First, shippers are scrambling to cancel high-priced agreements forced on them in the past couple of years and renegotiate to save their own companies from losing trade deals. The spot market for domestic and international container movements is easing, but rates are still higher than 2019. Logistics managers are under intense pressure to reduce costs. Ocean carriers need to fill new ultra-large containers ships.
Second, a strategic review of supply and distribution networks is a must as long-term costs are expected to be higher for importers, and supply lanes are increasingly subject to disruption.
The government and many retail customers are encouraging producers to find regional and even local suppliers. Even when product costs are nominally lower in the Far East, for example, the transport cost and risk of stock-outs can make domestic supply strategically more attractive.

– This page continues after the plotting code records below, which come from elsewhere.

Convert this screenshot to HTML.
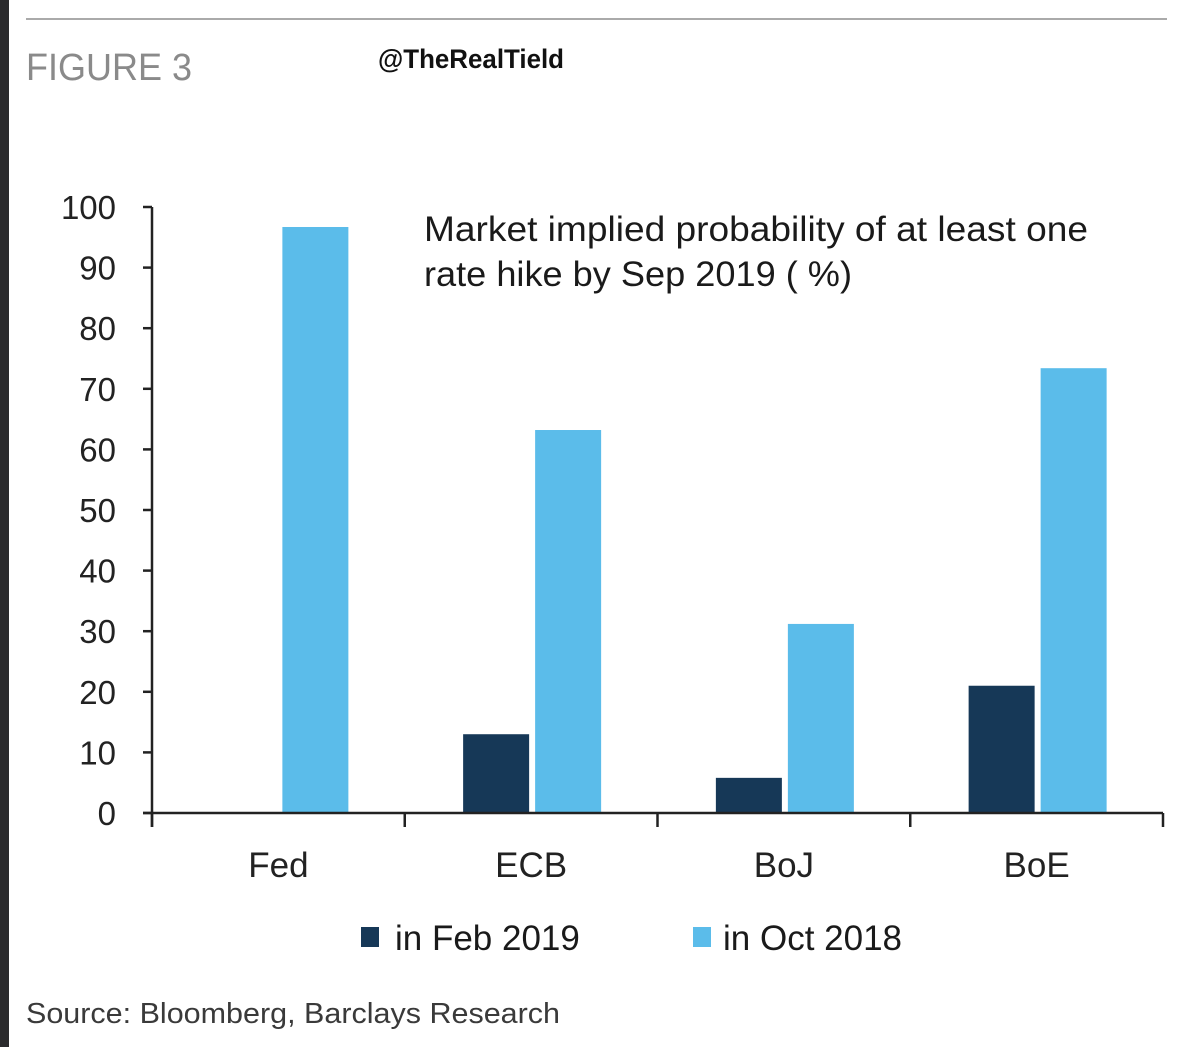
<!DOCTYPE html>
<html><head><meta charset="utf-8"><style>
html,body{margin:0;padding:0;background:#fff;}
body{width:1200px;height:1047px;overflow:hidden;position:relative;font-family:"Liberation Sans",sans-serif;}
svg text{font-family:"Liberation Sans",sans-serif;}
</style></head><body>
<svg id="chart" width="1200" height="1047" xmlns="http://www.w3.org/2000/svg">
<rect x="0" y="0" width="9" height="1047" fill="#2b2b2d"/>
<line x1="26" y1="19" x2="1167" y2="19" stroke="#aaa" stroke-width="2"/>
<text x="26" y="80" font-size="38" fill="#8a8a8a" textLength="166" lengthAdjust="spacingAndGlyphs">FIGURE 3</text>
<text x="378" y="68" font-size="27" font-weight="bold" fill="#111" textLength="186" lengthAdjust="spacingAndGlyphs">@TheRealTield</text>
<text x="424" y="241" font-size="35" fill="#1a1a1a" textLength="664" lengthAdjust="spacingAndGlyphs">Market implied probability of at least one</text>
<text x="424" y="286" font-size="35" fill="#1a1a1a" textLength="428" lengthAdjust="spacingAndGlyphs">rate hike by Sep 2019 ( %)</text>
<g id="plot"></g>
<rect x="361" y="927" width="18" height="20" fill="#163857"/>
<text x="395" y="950" font-size="35" fill="#1a1a1a">in Feb 2019</text>
<rect x="693" y="927" width="18" height="20" fill="#5bbcea"/>
<text x="723" y="950" font-size="35" fill="#1a1a1a">in Oct 2018</text>
<text x="26" y="1023" font-size="29" fill="#3a3a3a" textLength="534" lengthAdjust="spacingAndGlyphs">Source: Bloomberg, Barclays Research</text>
</svg>
<script>
const categories = ["Fed","ECB","BoJ","BoE"];
const febValues = [0, 13, 5.8, 21];
const octValues = [96.7, 63.2, 31.2, 73.4];
const yTicks = [0,10,20,30,40,50,60,70,80,90,100];

const NS="http://www.w3.org/2000/svg";
const g=document.getElementById('plot');
const x0=152,x1=1163,yBase=813,yTop=207;
const y=v=>yBase-(v/100)*(yBase-yTop);
const bandW=(x1-x0)/categories.length;
const cx=i=>x0+bandW*(i+0.5);
function mk(tag,attrs){const e=document.createElementNS(NS,tag);for(const k in attrs)e.setAttribute(k,attrs[k]);g.appendChild(e);return e;}

yTicks.forEach(t=>{
  const l=mk('line',{x1:143,x2:x0,y1:y(t),y2:y(t),stroke:'#222','stroke-width':2.5});
  
  
  const tx=mk('text',{x:116,y:y(t)+12,'font-size':33,fill:'#222','text-anchor':'end'});
  tx.textContent=t;
  
  
});
categories.forEach((c,i)=>{
  const bw=66;
  const hf=yBase-y(febValues[i]);
  const bf=mk('rect',{x:cx(i)-bw-2,y:y(febValues[i]),width:bw,height:hf,fill:'#163857'});
  
  
  const ho=yBase-y(octValues[i]);
  const bo=mk('rect',{x:cx(i)+4,y:y(octValues[i]),width:bw,height:ho,fill:'#5bbcea'});
  
  
  const lb=mk('text',{x:cx(i),y:877,'font-size':35,fill:'#222','text-anchor':'middle'});
  lb.textContent=c;
  
  
});
for(let i=0;i<=categories.length;i++){
  const xx=x0+bandW*i;
  const t=mk('line',{x1:xx,x2:xx,y1:yBase,y2:827,stroke:'#222','stroke-width':2.5});
  
  
}
const ya=mk('line',{x1:x0,x2:x0,y1:yTop,y2:827,stroke:'#222','stroke-width':2.5});


const xa=mk('line',{x1:143,x2:x1,y1:yBase,y2:yBase,stroke:'#222','stroke-width':2.5});


</script>
</body></html>
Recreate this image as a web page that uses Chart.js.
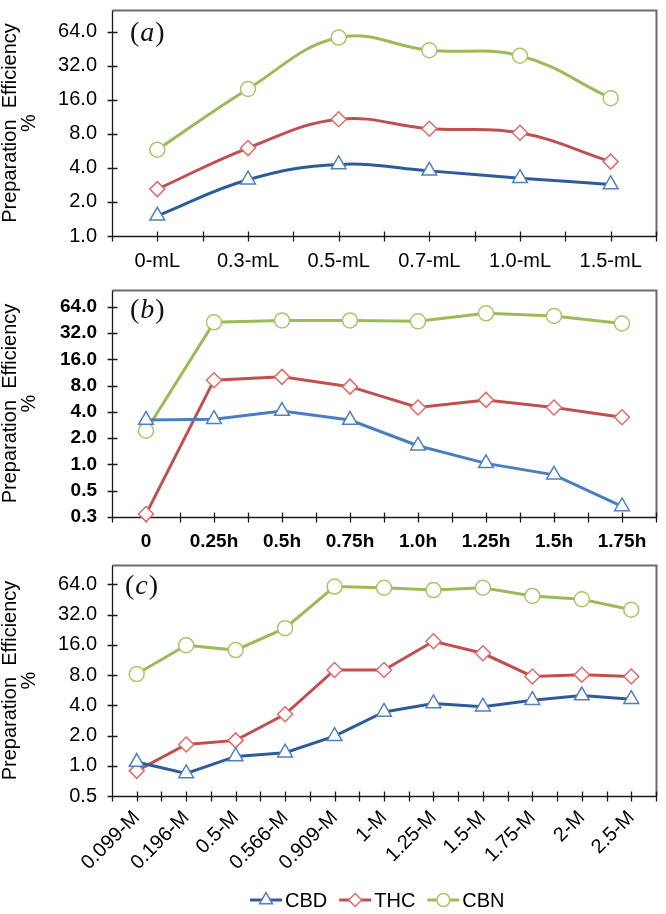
<!DOCTYPE html>
<html>
<head>
<meta charset="utf-8">
<title>Preparation Efficiency</title>
<script src="https://cdn.jsdelivr.net/npm/chart.js@4.4.0/dist/chart.umd.min.js"></script>
<style>
  body { margin: 0; background: #fff; }
  #wrap { position: relative; width: 666px; height: 914px; overflow: hidden; }
  #wrap canvas { position: absolute; left: 0; }
</style>
</head>
<body>
<div id="wrap">
  <canvas id="chartA" width="666" height="280" style="top:0"></canvas>
  <canvas id="chartB" width="666" height="275" style="top:280px"></canvas>
  <canvas id="chartC" width="666" height="359" style="top:555px"></canvas>
</div>
<script>
// ---- data ----
const seriesNames = ['CBD', 'THC', 'CBN'];

// (a) solvent volume
const volumeLabels = ['0-mL', '0.3-mL', '0.5-mL', '0.7-mL', '1.0-mL', '1.5-mL'];
const volumeCBD = [1.51, 3.15, 4.3, 3.77, 3.25, 2.86];
const volumeTHC = [2.6, 6.0, 10.8, 8.9, 8.2, 4.55];
const volumeCBN = [5.8, 20.0, 57, 44, 39.4, 16.6];

// (b) reaction time
const timeLabels = ['0', '0.25h', '0.5h', '0.75h', '1.0h', '1.25h', '1.5h', '1.75h'];
const timeCBD = [3.23, 3.3, 4.1, 3.23, 1.64, 1.03, 0.76, 0.33];
const timeTHC = [0.27, 9.25, 10.1, 7.8, 4.5, 5.5, 4.5, 3.48];
const timeCBN = [2.44, 42.6, 44.8, 44.8, 43.7, 54, 50.5, 41.3];

// (c) concentration
const concLabels = ['0.099-M', '0.196-M', '0.5-M', '0.566-M', '0.909-M', '1-M', '1.25-M', '1.5-M', '1.75-M', '2-M', '2.5-M'];
const concCBD = [1.09, 0.84, 1.24, 1.35, 1.97, 3.44, 4.18, 3.88, 4.5, 5.0, 4.6];
const concTHC = [0.89, 1.63, 1.79, 3.26, 9.0, 9.0, 17.4, 13.2, 7.76, 8.06, 7.76];
const concCBN = [8.2, 15.9, 14.2, 23.5, 61, 59.4, 56.3, 59.4, 49.2, 45.6, 35.8];

// y axis ticks (log base 2)
const yTicksA = [1, 2, 4, 8, 16, 32, 64];
const yTickLabelsA = ['1.0', '2.0', '4.0', '8.0', '16.0', '32.0', '64.0'];
const yTicksB = [0.25, 0.5, 1, 2, 4, 8, 16, 32, 64];
const yTickLabelsB = ['0.3', '0.5', '1.0', '2.0', '4.0', '8.0', '16.0', '32.0', '64.0'];
const yTicksC = [0.5, 1, 2, 4, 8, 16, 32, 64];
const yTickLabelsC = ['0.5', '1.0', '2.0', '4.0', '8.0', '16.0', '32.0', '64.0'];
const yMax = 100;

const yTitle = ['Preparation  Efficiency', '%'];

// ---- styling ----
const FONT = '"Liberation Sans", Arial, sans-serif';
const colors = {
  cbd: '#2E5C9A', cbdLight: '#4A7EC2', cbdMarker: '#4F81BD',
  thc: '#C0504D', thcMarker: '#E06B68',
  cbn: '#9BBB59', cbnMarker: '#A9C76A'
};

function makeDatasets(cbd, thc, cbn, blue, tension) {
  const base = {
    borderWidth: 3,
    pointBackgroundColor: '#fff',
    pointBorderWidth: 1.5,
    pointHoverRadius: 8,
    tension: tension,
    clip: false
  };
  return [
    { ...base, label: seriesNames[0], data: cbd, borderColor: blue, pointStyle: 'triangle', pointRadius: 8.5, pointBorderColor: colors.cbdMarker },
    { ...base, label: seriesNames[1], data: thc, borderColor: colors.thc, pointStyle: 'rectRot', pointRadius: 7.5, pointBorderColor: colors.thcMarker },
    { ...base, label: seriesNames[2], data: cbn, borderColor: colors.cbn, pointStyle: 'circle', pointRadius: 7.5, pointBorderColor: colors.cbnMarker }
  ];
}

// axes drawn Excel style: crossing tick marks, boxed plot area
const axisFrame = {
  id: 'axisFrame',
  beforeDatasetsDraw(chart) {
    const { ctx, chartArea: a, scales: { x, y } } = chart;
    const L = Math.round(a.left) + 0.5, R = Math.round(a.right) + 0.5;
    const T = Math.round(a.top) + 0.5, B = Math.round(a.bottom) + 0.5;
    ctx.save();
    ctx.strokeStyle = '#6b6b6b';
    ctx.lineWidth = 2;
    ctx.beginPath();
    ctx.moveTo(L, T); ctx.lineTo(R, T); ctx.lineTo(R, B);
    ctx.stroke();

    ctx.strokeStyle = '#1a1a1a';
    ctx.lineWidth = 1.3;
    ctx.beginPath();
    ctx.moveTo(L, T); ctx.lineTo(L, B); ctx.lineTo(R, B);
    y.ticks.forEach(t => {
      const py = Math.round(y.getPixelForValue(t.value)) + 0.5;
      ctx.moveTo(L - 5, py); ctx.lineTo(L + 5, py);
    });
    const n = x.ticks.length;
    for (let i = -0.5; i <= n - 0.5; i += 0.5) {
      const px = Math.round(x.getPixelForValue(i)) + 0.5;
      ctx.moveTo(px, B - 5); ctx.lineTo(px, B + 5);
    }
    ctx.stroke();
    ctx.restore();
  }
};

// "(a)" style tag, upright brackets and italic letter
const panelTag = {
  id: 'panelTag',
  afterDraw(chart, args, opts) {
    const { ctx, chartArea: a } = chart;
    let x = a.left + opts.dx;
    const y = a.top + opts.dy;
    ctx.save();
    ctx.fillStyle = '#111';
    ctx.textBaseline = 'alphabetic';
    ctx.font = '28px "Liberation Serif", "Times New Roman", serif';
    ctx.fillText('(', x, y);
    x += ctx.measureText('(').width + 1;
    ctx.font = 'italic 28px "Liberation Serif", "Times New Roman", serif';
    ctx.fillText(opts.letter, x, y);
    x += ctx.measureText(opts.letter).width + 1;
    ctx.font = '28px "Liberation Serif", "Times New Roman", serif';
    ctx.fillText(')', x, y);
    ctx.restore();
  }
};

// legend drawn as Excel does: line sample with marker in its middle
const lineLegend = {
  id: 'lineLegend',
  afterDraw(chart, args, opts) {
    if (!opts.show) return;
    const ctx = chart.ctx;
    let x = opts.x;
    const y = opts.y;
    ctx.save();
    ctx.font = '20px ' + FONT;
    ctx.textBaseline = 'middle';
    chart.data.datasets.forEach(ds => {
      ctx.strokeStyle = ds.borderColor;
      ctx.lineWidth = 3;
      ctx.beginPath();
      ctx.moveTo(x, y); ctx.lineTo(x + 32, y);
      ctx.stroke();
      ctx.fillStyle = '#fff';
      ctx.strokeStyle = ds.pointBorderColor;
      ctx.lineWidth = 1.5;
      Chart.helpers.drawPoint(ctx, { pointStyle: ds.pointStyle, radius: ds.pointRadius - 1, borderWidth: 1.5, rotation: 0 }, x + 16, y);
      ctx.fillStyle = '#000';
      ctx.fillText(ds.label, x + 35, y + 1);
      x += 35 + ctx.measureText(ds.label).width + 12;
    });
    ctx.restore();
  }
};

function makePanel(canvasId, cfg) {
  const tickFont = { family: FONT, size: cfg.bold ? 19 : 20, weight: cfg.bold ? 'bold' : 'normal' };
  return new Chart(document.getElementById(canvasId), {
    type: 'line',
    data: { labels: cfg.labels, datasets: cfg.datasets },
    plugins: [axisFrame, panelTag, lineLegend],
    options: {
      responsive: false,
      animation: false,
      layout: { padding: { top: cfg.padTop, right: 3, left: 0, bottom: 0 } },
      plugins: {
        legend: { display: false },
        tooltip: { enabled: false },
        panelTag: { letter: cfg.letter, dx: cfg.tagDx, dy: cfg.tagDy },
        lineLegend: cfg.legend || { show: false }
      },
      scales: {
        x: {
          type: 'category',
          offset: true,
          grid: { display: false, drawTicks: false },
          border: { display: false },
          ticks: {
            color: '#000',
            font: tickFont,
            padding: cfg.xPad,
            autoSkip: false,
            maxRotation: cfg.rotate,
            minRotation: cfg.rotate
          },
          afterFit(s) {
            s.height = cfg.xHeight;
            s.paddingLeft = 0;
            s.paddingRight = 0;
          }
        },
        y: {
          type: 'logarithmic',
          min: cfg.yTicks[0],
          max: yMax,
          grid: { display: false, drawTicks: false },
          border: { display: false },
          afterBuildTicks(s) {
            s.ticks = cfg.yTicks.map(v => ({ value: v }));
          },
          ticks: {
            color: '#000',
            font: tickFont,
            padding: 15,
            autoSkip: false,
            callback: v => cfg.yTickLabels[cfg.yTicks.indexOf(v)]
          },
          title: {
            display: true,
            text: yTitle,
            color: '#000',
            font: { family: FONT, size: 20, lineHeight: 0.95 },
            padding: { top: 0.5, bottom: 0 }
          },
          afterFit(s) {
            s.width = 112;
            s.paddingTop = 0;
            s.paddingBottom = 0;
          }
        }
      }
    }
  });
}

makePanel('chartA', {
  labels: volumeLabels,
  datasets: makeDatasets(volumeCBD, volumeTHC, volumeCBN, colors.cbd, 0.4),
  yTicks: yTicksA, yTickLabels: yTickLabelsA,
  padTop: 1, xHeight: 44, xPad: 13, rotate: 0,
  letter: 'a', tagDx: 18, tagDy: 31
});

makePanel('chartB', {
  labels: timeLabels,
  datasets: makeDatasets(timeCBD, timeTHC, timeCBN, colors.cbdLight, 0),
  yTicks: yTicksB, yTickLabels: yTickLabelsB,
  padTop: 3, xHeight: 38, xPad: 13, rotate: 0, bold: true,
  letter: 'b', tagDx: 18, tagDy: 28
});

makePanel('chartC', {
  labels: concLabels,
  datasets: makeDatasets(concCBD, concTHC, concCBN, colors.cbd, 0),
  yTicks: yTicksC, yTickLabels: yTickLabelsC,
  padTop: 8, xHeight: 118, xPad: 10, rotate: 45,
  letter: 'c', tagDx: 13, tagDy: 29,
  legend: { show: true, x: 250, y: 345 }
});
</script>
</body>
</html>
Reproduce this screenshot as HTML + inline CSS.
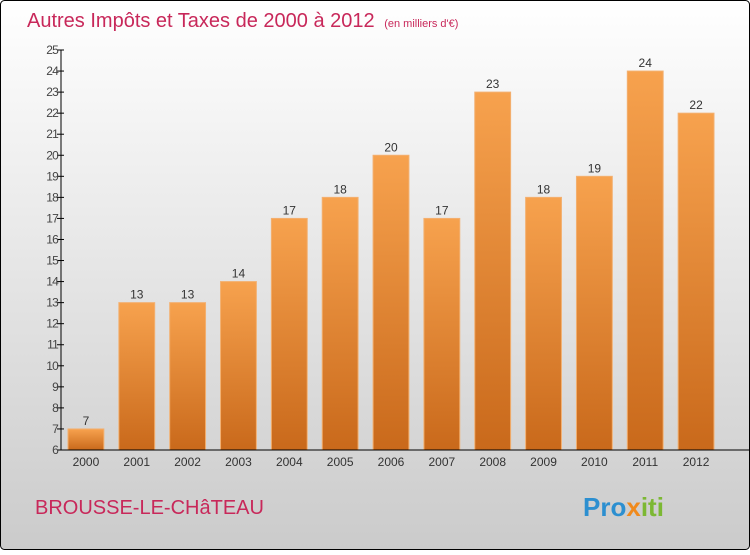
<!DOCTYPE html>
<html><head><meta charset="utf-8"><style>
html,body{margin:0;padding:0;}
body{width:750px;height:550px;overflow:hidden;font-family:"Liberation Sans",sans-serif;}
</style></head><body>
<svg width="750" height="550" xmlns="http://www.w3.org/2000/svg">
<defs>
<linearGradient id="bg" x1="0" y1="0" x2="0" y2="1"><stop offset="0" stop-color="#ffffff"/><stop offset="1" stop-color="#cbcbcb"/></linearGradient>
<linearGradient id="bar" x1="0" y1="0" x2="0" y2="1"><stop offset="0" stop-color="#f7a24e"/><stop offset="1" stop-color="#c9691b"/></linearGradient>
</defs>
<rect x="0.5" y="0.5" width="749" height="549" rx="4" fill="url(#bg)" stroke="#000"/>
<text x="27" y="27" font-size="20" fill="#c8285a">Autres Impôts et Taxes de 2000 à 2012 <tspan font-size="11" dx="4">(en milliers d'€)</tspan></text>
<g id="plot"></g>
<text x="35" y="514" font-size="20" fill="#c8285a">BROUSSE-LE-CHâTEAU</text>
<text x="583" y="516" font-size="26" font-weight="bold"><tspan fill="#2c8fd0">Pro</tspan><tspan fill="#f08a1c">x</tspan><tspan fill="#7cb833">iti</tspan></text>
</svg>
<script>
const years=["2000","2001","2002","2003","2004","2005","2006","2007","2008","2009","2010","2011","2012"];
const values=[7,13,13,14,17,18,20,17,23,18,19,24,22];
const yTicks=[6,7,8,9,10,11,12,13,14,15,16,17,18,19,20,21,22,23,24,25];
const NS="http://www.w3.org/2000/svg";
const g=document.getElementById('plot');
const x0=61,x1=722,yTop=50,yBot=450,yMin=6,yMax=25;
const band=(x1-x0)/years.length;
const y=v=>yBot-(v-yMin)/(yMax-yMin)*(yBot-yTop);
function mk(t,a){const e=document.createElementNS(NS,t);for(const k in a)e.setAttribute(k,a[k]);g.appendChild(e);return e;}
yTicks.forEach(v=>{
 const t=mk('line',{x1:x0-4,x2:x0+3,y1:y(v),y2:y(v),stroke:'#000'});
 
 
 const l=mk('text',{x:x0-3,y:y(v)+4,'font-size':12,'text-anchor':'end',fill:'#444','letter-spacing':'-0.8'});
 l.textContent=v;
 
 
});
values.forEach((v,i)=>{
 const bx=x0+i*band+7,bw=band-15;
 const r=mk('rect',{x:bx,y:y(v),width:bw,height:yBot-y(v),fill:'url(#bar)',stroke:'#f3b070','stroke-width':1});
 
 
 const vl=mk('text',{x:bx+bw/2,y:y(v)-4,'font-size':12,'text-anchor':'middle',fill:'#333'});
 vl.textContent=v;
 
 
 const xl=mk('text',{x:bx+bw/2,y:yBot+16,'font-size':12,'text-anchor':'middle',fill:'#333'});
 xl.textContent=years[i];
 
 
});
const ya=mk('line',{x1:x0,x2:x0,y1:yTop,y2:yBot,stroke:'#000'});


const xa=mk('line',{x1:x0,x2:749,y1:yBot,y2:yBot,stroke:'#000'});


</script>
</body></html>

Third, make some noise. Let your elected representatives and regulators know about what service providers are doing well and not so well. Carriers spend millions on lobbying government and loaning executives to government agencies as industry-friendly monitors. It takes public pressure to get government’s attention about excesses.
Last, but perhaps most important of all, is to get to know your suppliers and customers at an operational level. Forging ties and improving knowledge of the daily workings of suppliers and customers will nearly always yield ideas for innovation and mutual benefit. Shippers and carriers need to connect on multiple levels and think long term about how they will jointly serve the end customer. This takes time and effort. It takes data analysis and modeling skills.
I have told many an executive that a good logistics analyst is worth two times to three times their salary. I would add that investing in deep operational knowledge of your own businesses and your partner’s businesses, as well as the regulatory environment for supply chain buyers and sellers, will yield even more.